Relationships are also vital in that culture, he said: “When I first came to NASA, I had somebody tell me, ‘Nothing happens at this agency unless there’s a relationship.’”
That was a bit of an exaggeration, he added, “But I will tell you that relationships absolutely help. When you can look across the table from somebody and develop some rapport … it makes a big difference.”
Powell said his first task in the job he started in 2016 was to start building bridges and connections and developing the relations.
More importantly, he had to learn to speak to program and mission leaders in their own language to address their priorities. “It forced me to get out of my mentality of cyber is everything,” he said. “I eat, sleep and breathe cyber. But guess what? For the program managers, cyber is just one of the myriad of risks that they have to balance. … And if you cannot clearly articulate the cybersecurity issue in terms of the risks to their programs, the potential for mission failure or mission success — they won’t have time for it.”
To deal with that language gap, Powell said the agency had drafted a document outlining the 30 most critical cybersecurity controls based on the threat landscape, likelihood, and consequences.
After feedback from mission and flight managers about other cybersecurity best practices and standards promulgated within NASA, the new draft was couched in terms familiar to those managers, Powell explained. “We wrote those controls to be specific to the flight community at NASA. So they would understand not only what we’re asking them to implement, but also how they could validate each of those controls as having been implemented in a flight program environment.”

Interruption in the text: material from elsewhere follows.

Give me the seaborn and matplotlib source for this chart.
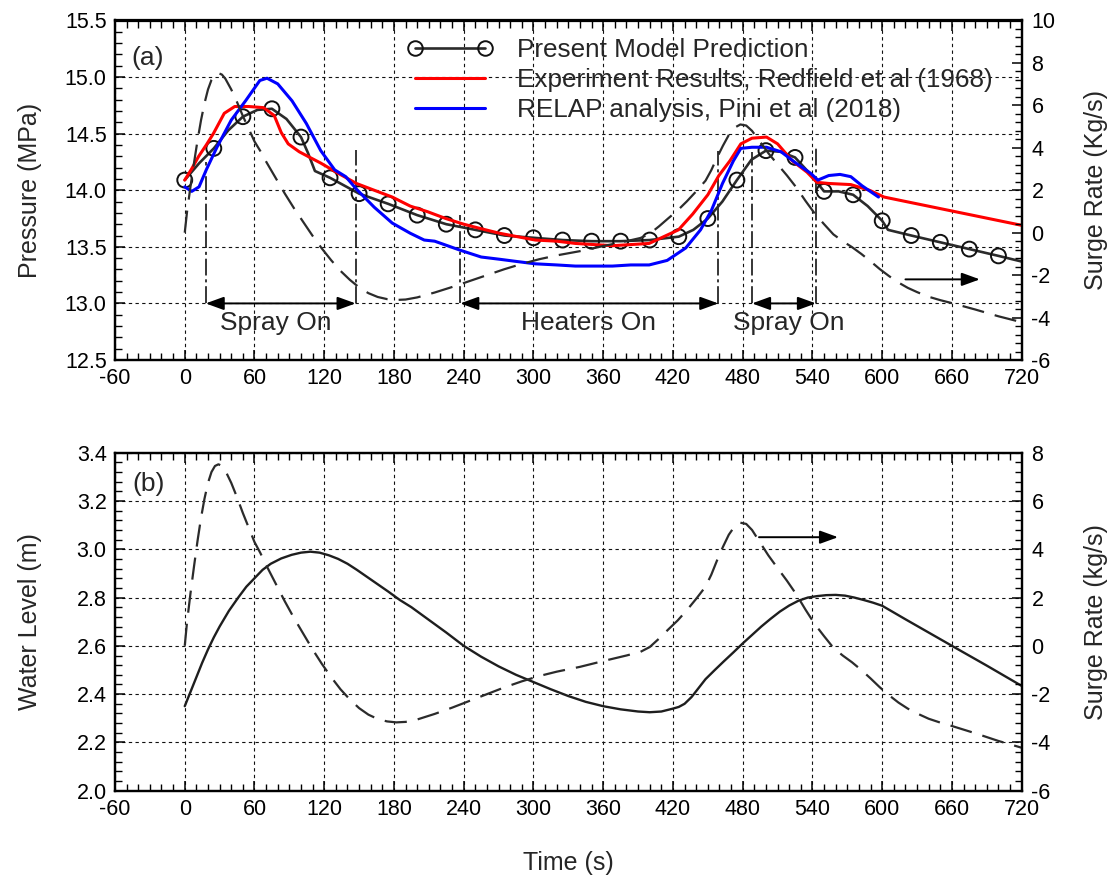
import numpy as np
import pandas as pd
import matplotlib
matplotlib.use("Agg")
import matplotlib.pyplot as plt
from matplotlib.lines import Line2D
from matplotlib.ticker import MultipleLocator, FormatStrFormatter
import seaborn as sns

# ---------------- data ----------------
# Present model prediction (pressure, MPa)
t_model = [0, 5, 12.5, 25, 37.5, 50, 62.5, 75, 87.5, 100, 106, 112, 125, 137.5, 150,
           175, 200, 225, 250, 275, 300, 325, 350, 375, 400, 425, 437.5, 450, 462.5,
           475, 487.5, 500, 512.5, 525, 537.5, 550, 562.5, 575, 587.5, 600, 605,
           625, 650, 675, 700, 720]
p_model = [14.09, 14.15, 14.24, 14.37, 14.53, 14.65, 14.71, 14.72, 14.63, 14.47, 14.33,
           14.17, 14.11, 14.04, 13.97, 13.88, 13.78, 13.70, 13.65, 13.60, 13.58, 13.56,
           13.55, 13.55, 13.56, 13.59, 13.65, 13.75, 13.90, 14.09, 14.27, 14.35, 14.34,
           14.29, 14.15, 13.99, 13.99, 13.96, 13.86, 13.73, 13.65, 13.60, 13.54, 13.48,
           13.42, 13.37]
marker_step = 25

# Experiment results, Redfield et al (1968)
t_exp = [0, 6, 12, 18.5, 24.6, 34, 43, 55, 67.7, 77, 83, 89, 98.5, 107.7, 117, 132,
         147.7, 163, 178.5, 194, 209, 224.6, 240, 255, 270.8, 286, 301.5, 320, 336,
         368, 399.5, 424.7, 437, 450, 459.5, 469, 478.4, 488, 500.5, 510, 522.6, 535.3,
         543.8, 554, 573, 589, 601.6, 620.5, 639.5, 658.4, 677.4, 696.3, 720]
p_exp = [14.09, 14.19, 14.30, 14.40, 14.50, 14.68, 14.74, 14.74, 14.73, 14.66, 14.51,
         14.41, 14.34, 14.29, 14.24, 14.15, 14.06, 14.00, 13.94, 13.86, 13.81, 13.75,
         13.70, 13.66, 13.62, 13.59, 13.56, 13.55, 13.53, 13.51, 13.53, 13.65, 13.79,
         13.96, 14.13, 14.26, 14.41, 14.46, 14.47, 14.41, 14.26, 14.16, 14.07, 14.06,
         14.05, 14.00, 13.94, 13.90, 13.86, 13.82, 13.78, 13.74, 13.69]

# RELAP analysis, Pini et al (2018)
t_rel = [0, 6, 12.3, 18.5, 27.7, 40, 52.3, 64.6, 70.8, 80, 92.3, 104.6, 117, 129, 138.5,
         147.7, 163, 178.5, 194, 206, 215, 237, 255, 271, 286, 301.5, 320, 336, 368,
         383.7, 399.5, 415, 431, 443.7, 453, 462.6, 472, 478.4, 488, 500.5, 513, 525.8,
         538.4, 544.7, 554, 563.7, 573, 582.6, 596.8]
p_rel = [14.03, 13.99, 14.03, 14.18, 14.38, 14.62, 14.79, 14.97, 14.99, 14.94, 14.79,
         14.59, 14.35, 14.18, 14.12, 14.01, 13.85, 13.71, 13.62, 13.56, 13.55, 13.47,
         13.41, 13.39, 13.37, 13.35, 13.34, 13.33, 13.33, 13.34, 13.34, 13.38, 13.49,
         13.65, 13.82, 14.06, 14.26, 14.37, 14.38, 14.38, 14.34, 14.24, 14.15, 14.09,
         14.13, 14.14, 14.12, 14.04, 13.94]

# Surge rate (kg/s)
t_surge = [0, 2, 5, 8, 11, 14, 17, 20, 23, 26, 29, 32, 35, 40, 45, 50, 55, 60, 65, 70,
           78, 86, 94, 102, 110, 118, 126, 134, 142, 150, 158, 166, 174, 182, 190, 200,
           215, 230, 245, 260, 275, 290, 305, 320, 340, 360, 380, 392, 400, 408, 416,
           424, 432, 440, 448, 453, 458, 463, 468, 473, 478, 483, 488, 494, 502, 510,
           518, 526, 534, 542, 550, 558, 566, 574, 582, 590, 598, 606, 614, 622, 630,
           640, 650, 660, 670, 680, 690, 700, 710, 720]
s_surge = [0.0, 1.0, 2.2, 3.3, 4.35, 5.3, 6.1, 6.75, 7.2, 7.45, 7.52, 7.45, 7.25, 6.75,
           6.15, 5.5, 4.9, 4.3, 3.85, 3.35, 2.6, 1.85, 1.15, 0.5, -0.15, -0.75, -1.3,
           -1.8, -2.22, -2.58, -2.85, -3.03, -3.13, -3.17, -3.15, -3.05, -2.82, -2.56,
           -2.28, -2.0, -1.72, -1.47, -1.25, -1.07, -0.87, -0.63, -0.4, -0.25, -0.05,
           0.3, 0.68, 1.05, 1.48, 1.95, 2.45, 2.95, 3.55, 4.1, 4.6, 4.95, 5.1, 5.05, 4.8,
           4.35, 3.75, 3.22, 2.7, 2.14, 1.5, 0.9, 0.4, -0.08, -0.4, -0.68, -1.0, -1.35,
           -1.72, -2.05, -2.35, -2.6, -2.8, -3.02, -3.18, -3.32, -3.47, -3.62, -3.78,
           -3.94, -4.08, -4.22]

# Water level (m)
t_wl = [0, 5, 10, 15, 20, 25, 30, 38, 46, 53, 60, 67, 74, 83, 92, 100, 108, 116, 124,
        132, 140, 148, 157, 166, 175, 185, 195, 205, 215, 225, 240, 255, 270, 285, 300,
        315, 330, 345, 360, 375, 390, 400, 410, 420, 425, 430, 436, 442, 448, 456, 464,
        472, 480, 488, 496, 504, 512, 520, 528, 536, 544, 552, 560, 568, 576, 584, 592,
        600, 620, 660, 690, 720]
wl = [2.35, 2.41, 2.47, 2.53, 2.585, 2.635, 2.68, 2.745, 2.80, 2.845, 2.88, 2.915, 2.94,
      2.962, 2.977, 2.986, 2.99, 2.986, 2.975, 2.96, 2.94, 2.915, 2.885, 2.855, 2.825,
      2.79, 2.76, 2.725, 2.69, 2.655, 2.60, 2.555, 2.515, 2.48, 2.45, 2.42, 2.392, 2.368,
      2.35, 2.337, 2.328, 2.325, 2.328, 2.34, 2.347, 2.36, 2.388, 2.425, 2.462, 2.50,
      2.537, 2.573, 2.61, 2.645, 2.68, 2.712, 2.742, 2.767, 2.787, 2.80, 2.806, 2.81,
      2.811, 2.808, 2.80, 2.79, 2.779, 2.766, 2.71, 2.60, 2.518, 2.434]

# Event annotations (time intervals, s)
event_labels = ["Spray On", "Heaters On", "Spray On"]
event_start = [18, 237, 488]
event_end = [147, 459, 543]
event_start_top = [14.25, 13.78, 14.34]
event_end_top = [14.36, 14.35, 14.38]
event_text_t = [78, 347, 520]

legend_labels = ["Present Model Prediction",
                 "Experiment Results, Redfield et al (1968)",
                 "RELAP analysis, Pini et al (2018)"]

# ---------------- style ----------------
sns.set_theme(style="white")
plt.rcParams['font.family'] = ['Liberation Sans', 'DejaVu Sans']
plt.rcParams['axes.unicode_minus'] = False
plt.rcParams['axes.linewidth'] = 1.6

W, H = 1114, 875
fig = plt.figure(figsize=(W / 100, H / 100), dpi=100)
L, R = 115 / W, 1021.7 / W
ax1 = fig.add_axes([L, (H - 360) / H, R - L, 339.5 / H])
ax2 = fig.add_axes([L, (H - 790.7) / H, R - L, 338 / H])
ax1r = ax1.twinx()
ax2r = ax2.twinx()

dark = '#2b2b2b'
dash_style = (0, (10, 5))

df_model = pd.DataFrame({'t': t_model, 'p': p_model})
df_mark = df_model[df_model['t'] % marker_step == 0]

# top panel
sns.lineplot(x=t_model, y=p_model, ax=ax1, color=dark, lw=1.9, sort=False,
             errorbar=None, zorder=3)
sns.scatterplot(data=df_mark, x='t', y='p', ax=ax1, marker='o', s=115,
                linewidth=1.4, zorder=4)
ax1.collections[-1].set_facecolor('none')
ax1.collections[-1].set_edgecolor('#111111')
sns.lineplot(x=t_exp, y=p_exp, ax=ax1, color='#ff0000', lw=2.2, sort=False,
             errorbar=None, zorder=5)
sns.lineplot(x=t_rel, y=p_rel, ax=ax1, color='#0000ff', lw=2.2, sort=False,
             errorbar=None, zorder=6)
sns.lineplot(x=t_surge, y=s_surge, ax=ax1r, color=dark, lw=1.6, sort=False,
             errorbar=None, linestyle=dash_style)

# bottom panel
sns.lineplot(x=t_wl, y=wl, ax=ax2, color='#1e1e1e', lw=1.7, sort=False, errorbar=None)
sns.lineplot(x=t_surge, y=s_surge, ax=ax2r, color=dark, lw=1.6, sort=False,
             errorbar=None, linestyle=dash_style)

# axes formatting
for ax, ylo, yhi, major, minor in [(ax1, 12.5, 15.5, 0.5, 0.1), (ax2, 2.0, 3.4, 0.2, 0.04)]:
    ax.set_xlim(-60, 720)
    ax.set_ylim(ylo, yhi)
    ax.xaxis.set_major_locator(MultipleLocator(60))
    ax.xaxis.set_minor_locator(MultipleLocator(10))
    ax.yaxis.set_major_locator(MultipleLocator(major))
    ax.yaxis.set_minor_locator(MultipleLocator(minor))
    ax.yaxis.set_major_formatter(FormatStrFormatter('%.1f'))
    ax.grid(True, which='major', color='#111111', linestyle=(0, (3, 3)), lw=0.8)
    ax.tick_params(axis='both', which='both', direction='in', top=True, right=False,
                   left=True, bottom=True, labelsize=15.5, pad=6, colors='black')
    ax.tick_params(which='major', length=7, width=1.1)
    ax.tick_params(which='minor', length=5, width=1.0)
    ax.set_xlabel('')
    ax.set_ylabel('')
    for sp in ax.spines.values():
        sp.set_color('black')
        sp.set_linewidth(1.6)

for axr, ylo, yhi in [(ax1r, -6, 10), (ax2r, -6, 8)]:
    axr.set_ylim(ylo, yhi)
    axr.yaxis.set_major_locator(MultipleLocator(2))
    axr.yaxis.set_minor_locator(MultipleLocator(0.4))
    axr.tick_params(axis='y', which='both', direction='in', right=True, left=False,
                    labelsize=15.5, pad=7, colors='black')
    axr.tick_params(which='major', length=7, width=1.1)
    axr.tick_params(which='minor', length=5, width=1.0)
    axr.grid(False)
    axr.set_ylabel('')
    for sp in axr.spines.values():
        sp.set_linewidth(1.6)
        sp.set_color('black')

ax1.set_ylabel('Pressure (MPa)', fontsize=18)
ax2.set_ylabel('Water Level (m)', fontsize=18)
ax1r.set_ylabel('Surge Rate (Kg/s)', fontsize=18)
ax2r.set_ylabel('Surge Rate (kg/s)', fontsize=18)
for ax, xpix in [(ax1, 30), (ax2, 30), (ax1r, 1096), (ax2r, 1096)]:
    ax.yaxis.set_label_coords((xpix - 115) / 906.7, 0.5)
    lab = ax.yaxis.label
    lab.set_rotation(90)
    lab.set_rotation_mode('anchor')
    lab.set_ha('center')
    lab.set_va('center')
ax2.set_xlabel('Time (s)', fontsize=18, labelpad=22)

# panel tags
ax1.text(-32, 15.17, '(a)', fontsize=19, ha='center', va='center')
ax2.text(-31, 3.27, '(b)', fontsize=19, ha='center', va='center')

# event markers
vstyle = (0, (11, 2.5, 2, 2.5))
for lab, t0, t1, y0, y1, tt in zip(event_labels, event_start, event_end,
                                   event_start_top, event_end_top, event_text_t):
    ax1.plot([t0, t0], [13.0, y0], color='black', lw=1.1, linestyle=vstyle, zorder=2)
    ax1.plot([t1, t1], [13.0, y1], color='black', lw=1.1, linestyle=vstyle, zorder=2)
    ax1.annotate('', xy=(t1, 13.0), xytext=(t0, 13.0),
                 arrowprops=dict(arrowstyle='<|-|>,head_length=0.55,head_width=0.2',
                                 color='black', lw=1.4, mutation_scale=20,
                                 shrinkA=0, shrinkB=0))
    ax1.text(tt, 12.83, lab, fontsize=19, ha='center', va='center')

# surge-rate axis arrows
ax1r.annotate('', xy=(684, -2.2), xytext=(620, -2.2),
              arrowprops=dict(arrowstyle='-|>,head_length=0.55,head_width=0.2',
                              color='black', lw=1.4, mutation_scale=20,
                              shrinkA=0, shrinkB=0))
ax2r.annotate('', xy=(562, 4.5), xytext=(494, 4.5),
              arrowprops=dict(arrowstyle='-|>,head_length=0.55,head_width=0.2',
                              color='black', lw=1.4, mutation_scale=20,
                              shrinkA=0, shrinkB=0))

# legend
handles = [Line2D([], [], color=dark, lw=1.9, marker='o', markersize=10.5,
                  markerfacecolor='none', markeredgecolor='#111111', markeredgewidth=1.4),
           Line2D([], [], color='#ff0000', lw=2.2),
           Line2D([], [], color='#0000ff', lw=2.2)]
fig.legend(handles, legend_labels, loc='upper left',
           bbox_to_anchor=(407 / W, (H - 38) / H), frameon=False, fontsize=18.8,
           numpoints=2, handlelength=3.3, handletextpad=0.9, labelspacing=0.23,
           borderpad=0, borderaxespad=0)

fig.savefig('out.png', dpi=100)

The draft is out for comment within the agency, he said, and although NASA leaders hope to publish it when it was finalized, it is not currently public.

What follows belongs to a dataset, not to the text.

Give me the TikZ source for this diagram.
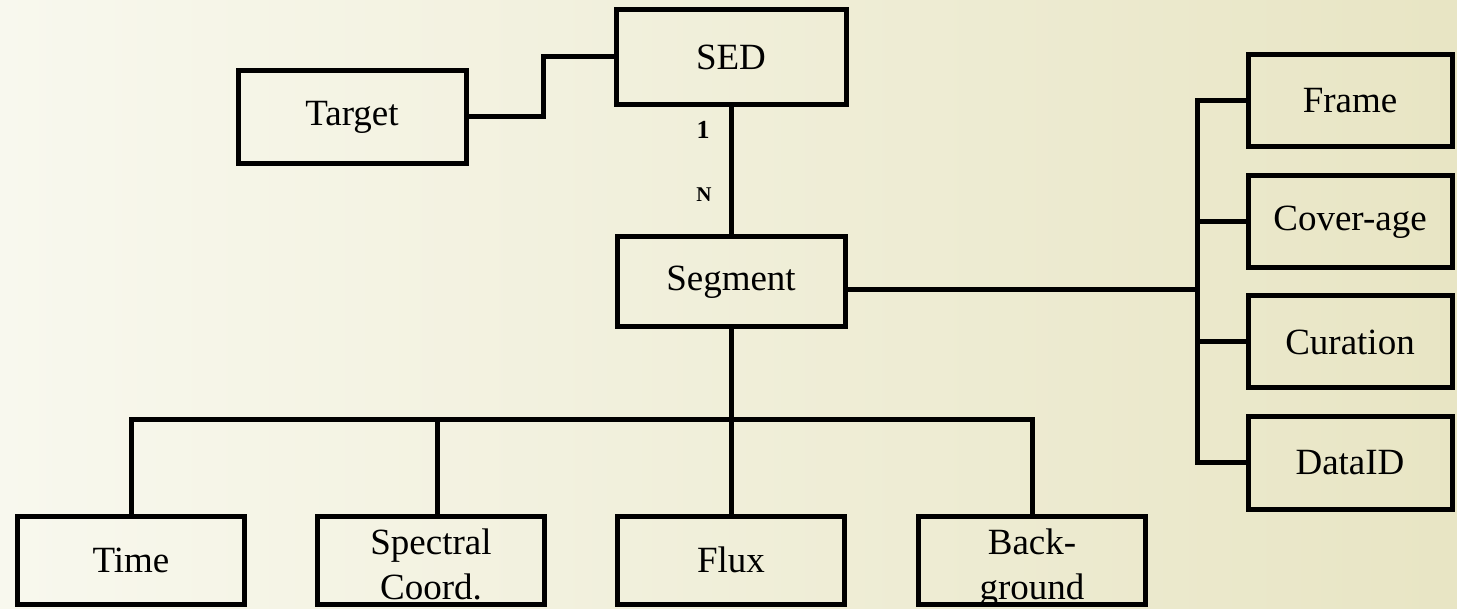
\documentclass[tikz,border=0pt]{standalone}
\usepackage{fontspec}
\setmainfont{Liberation Serif}
\usepackage{tikz}
\usetikzlibrary{calc,positioning}
\definecolor{bgleft}{RGB}{248,248,238}
\definecolor{bgright}{RGB}{232,229,196}

\begin{document}
\begin{tikzpicture}[x=1pt,y=-1pt,
	box/.style={draw,line width=5pt,minimum width=228pt,minimum height=92pt,inner sep=0pt,align=center,font=\fontsize{37}{45}\selectfont},
	sidebox/.style={box,minimum width=204pt},
	lowbox/.style={box,minimum width=227pt,minimum height=88pt},
	twoline/.style={text height=83pt,text depth=5pt},
	wire/.style={draw,line width=5pt},
	card/.style={font=\bfseries\fontsize{#1}{#1}\selectfont,inner sep=0pt}]
	\useasboundingbox (0,0) rectangle (1457,609);
	\shade[left color=bgleft,right color=bgright] (0,0) rectangle (1457,609);
	% top part
	\node[box,minimum height=93pt] (target) at (352,117) {Target};
	\node[box,minimum width=230pt,minimum height=95pt] (sed) at (731,57) {SED};
	\node[box,minimum height=90pt] (seg) at (731,282) {Segment};
	\node[card=26] (one) at (703,130) {1};
	\node[card=21] (many) at (704,195) {N};
	% bottom row
	\node[lowbox] (time) at (131,560) {Time};
	\node[lowbox,twoline] (spec) at (431,560) {Spectral\\Coord.};
	\node[lowbox] (flux) at (731,560) {Flux};
	\node[lowbox,twoline] (bkg) at (1032,560) {Back-\\ground};
	% right column
	\node[sidebox] (frame) at (1350,101) {Frame};
	\node[sidebox] (cover) at (1350,222) {Cover-age};
	\node[sidebox] (cur) at (1350,342) {Curation};
	\node[sidebox] (dataid) at (1350,463) {DataID};
	\coordinate (hub) at (731,420);
	\coordinate (rhub) at (1197,290);
	% connectors
	\draw[wire] (target.east) -- ++(75,0) |- (sed.west);
	\draw[wire] (sed.south) -- (seg.north);
	\draw[wire] (seg.south) -- (flux.north);
	\draw[wire] (time.north) |- (bkg.north |- hub) -- (bkg.north);
	\draw[wire] ([xshift=6pt]spec.north) -- ([xshift=6pt]spec.north |- hub);
	\draw[wire] ([yshift=-8pt]seg.east) -- (rhub);
	\draw[wire] (frame.west) -| (rhub |- dataid.west) -- (dataid.west);
	\draw[wire] (cover.west) -- (cover.west -| rhub);
	\draw[wire] (cur.west) -- (cur.west -| rhub);
\end{tikzpicture}
\end{document}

Other cyber challenges at NASA include issues with the ways cyber risk is quantified, he said. Although there is a long-established practice of drawing up risk management plans for NASA programs, some of those plans don’t include a cyber component, because many program managers didn’t know how to quantify the cyber risk, he said.

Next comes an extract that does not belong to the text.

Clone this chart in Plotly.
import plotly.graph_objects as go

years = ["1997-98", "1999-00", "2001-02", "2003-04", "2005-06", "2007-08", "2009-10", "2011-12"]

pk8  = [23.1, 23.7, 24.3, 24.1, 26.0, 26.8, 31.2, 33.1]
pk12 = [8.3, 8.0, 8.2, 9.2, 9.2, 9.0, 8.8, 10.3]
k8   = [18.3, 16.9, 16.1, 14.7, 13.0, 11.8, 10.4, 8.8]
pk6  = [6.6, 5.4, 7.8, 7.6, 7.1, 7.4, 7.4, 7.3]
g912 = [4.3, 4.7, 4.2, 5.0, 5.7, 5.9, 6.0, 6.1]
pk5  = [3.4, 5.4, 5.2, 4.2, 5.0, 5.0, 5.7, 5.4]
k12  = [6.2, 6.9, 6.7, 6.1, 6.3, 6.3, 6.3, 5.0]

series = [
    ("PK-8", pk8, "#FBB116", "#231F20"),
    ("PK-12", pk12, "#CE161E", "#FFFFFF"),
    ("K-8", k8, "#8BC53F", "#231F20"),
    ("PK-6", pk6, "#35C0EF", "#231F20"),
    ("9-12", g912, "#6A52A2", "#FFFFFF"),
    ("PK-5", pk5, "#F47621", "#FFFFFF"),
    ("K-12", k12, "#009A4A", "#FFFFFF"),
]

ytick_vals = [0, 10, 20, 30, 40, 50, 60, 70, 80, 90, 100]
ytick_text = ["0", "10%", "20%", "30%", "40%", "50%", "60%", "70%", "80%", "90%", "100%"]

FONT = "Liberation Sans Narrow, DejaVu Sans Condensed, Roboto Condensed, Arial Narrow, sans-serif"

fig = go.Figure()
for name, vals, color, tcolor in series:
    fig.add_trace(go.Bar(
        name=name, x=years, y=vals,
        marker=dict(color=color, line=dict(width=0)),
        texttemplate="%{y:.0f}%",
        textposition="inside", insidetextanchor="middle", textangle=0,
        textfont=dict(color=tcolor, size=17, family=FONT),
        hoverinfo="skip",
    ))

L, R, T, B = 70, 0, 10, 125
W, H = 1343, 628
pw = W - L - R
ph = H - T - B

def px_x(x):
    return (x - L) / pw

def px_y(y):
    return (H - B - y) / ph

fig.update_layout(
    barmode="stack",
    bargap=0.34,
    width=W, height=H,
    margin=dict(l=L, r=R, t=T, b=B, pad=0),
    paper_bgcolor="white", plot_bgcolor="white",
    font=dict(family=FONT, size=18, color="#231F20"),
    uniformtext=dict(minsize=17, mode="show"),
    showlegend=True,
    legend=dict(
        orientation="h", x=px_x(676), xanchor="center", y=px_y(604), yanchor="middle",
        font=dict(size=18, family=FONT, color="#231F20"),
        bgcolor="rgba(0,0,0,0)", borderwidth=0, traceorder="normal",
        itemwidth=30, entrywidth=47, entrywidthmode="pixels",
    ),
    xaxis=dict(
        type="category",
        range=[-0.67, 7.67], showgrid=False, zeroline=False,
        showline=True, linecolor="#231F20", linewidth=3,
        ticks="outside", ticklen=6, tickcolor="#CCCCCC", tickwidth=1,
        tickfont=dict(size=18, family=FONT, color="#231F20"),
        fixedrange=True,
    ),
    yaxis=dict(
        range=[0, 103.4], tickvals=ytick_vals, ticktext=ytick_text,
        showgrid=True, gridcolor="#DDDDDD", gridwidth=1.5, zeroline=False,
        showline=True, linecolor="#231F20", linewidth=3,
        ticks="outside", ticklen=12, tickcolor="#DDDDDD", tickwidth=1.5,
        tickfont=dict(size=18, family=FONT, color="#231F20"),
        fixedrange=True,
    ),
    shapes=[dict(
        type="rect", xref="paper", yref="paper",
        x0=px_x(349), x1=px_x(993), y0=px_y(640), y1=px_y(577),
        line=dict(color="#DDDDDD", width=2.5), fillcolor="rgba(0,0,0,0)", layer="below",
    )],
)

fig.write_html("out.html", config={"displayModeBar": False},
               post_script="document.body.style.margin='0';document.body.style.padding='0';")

Powell said office of the CIO worked with program managers to help them understand the different evaluation criteria, critical assets, and critical data, and then show them how they can use those tools “such that when the program risk management boards met, they had a clear understanding of the cyber risks at the program level and resources could be allocated as needed.”
NASA’s new Administrator Bill Nelson powered the agency’s commitment to address the language gap and other cyber initiatives. “From day one, they made it clear to OCIO leadership and agency mission leadership that cyber is at the top of their priority list.”
Powell added it is “a great experience working at an agency where our leadership embraces cyber, so our mission leaders understand that the agency leadership is pushing on this. That makes my job a lot easier.”